A node is considered to match a filter if all of those strings appear in its
label. So, for example:
RUST_DEP_GRAPH_FILTER='-> TypeckTables'
would select the predecessors of all TypeckTables
nodes. Usually though you
want the TypeckTables
node for some particular fn, so you might write:
RUST_DEP_GRAPH_FILTER='-> TypeckTables & bar'
This will select only the TypeckTables
nodes for fns with bar
in their name.
Perhaps you are finding that when you change foo
you need to re-type-check bar
,
but you don't think you should have to. In that case, you might do:
RUST_DEP_GRAPH_FILTER='Hir&foo -> TypeckTables & bar'
This will dump out all the nodes that lead from Hir(foo)
to
TypeckTables(bar)
, from which you can (hopefully) see the source
of the erroneous edge.
Tracking down incorrect edges
Sometimes, after you dump the dependency graph, you will find some
path that should not exist, but you will not be quite sure how it came
to be. When the compiler is built with debug assertions, it can
help you track that down.
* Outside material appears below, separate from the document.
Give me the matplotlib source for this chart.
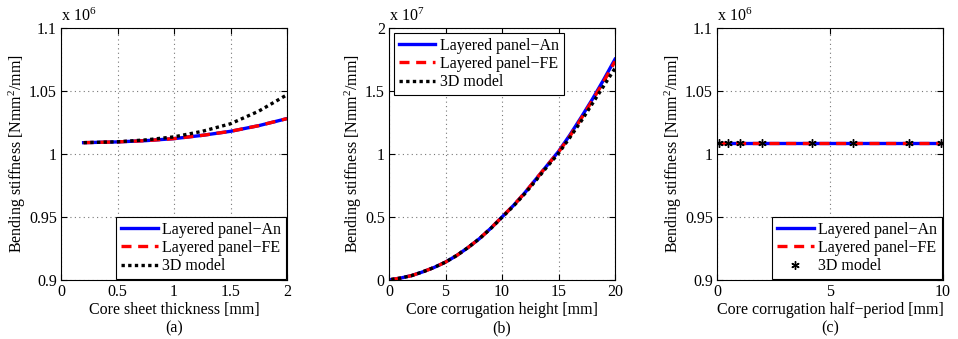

Simply set the RUST_FORBID_DEP_GRAPH_EDGE
environment variable to a filter. Every edge created in the dep-graph
will be tested against that filter -- if it matches, a bug!
is
reported, so you can easily see the backtrace (RUST_BACKTRACE=1
).
The syntax for these filters is the same as described in the previous section. However, note that this filter is applied to every edge and doesn't handle longer paths in the graph, unlike the previous section.
Example:
You find that there is a path from the Hir
of foo
to the type
check of bar
and you don't think there should be. You dump the
dep-graph as described in the previous section and open dep-graph.txt
to see something like:
Hir(foo) -> Collect(bar)
Collect(bar) -> TypeckTables(bar)
That first edge looks suspicious to you. So you set
RUST_FORBID_DEP_GRAPH_EDGE
to Hir&foo -> Collect&bar
, re-run, and
then observe the backtrace. Voila, bug fixed!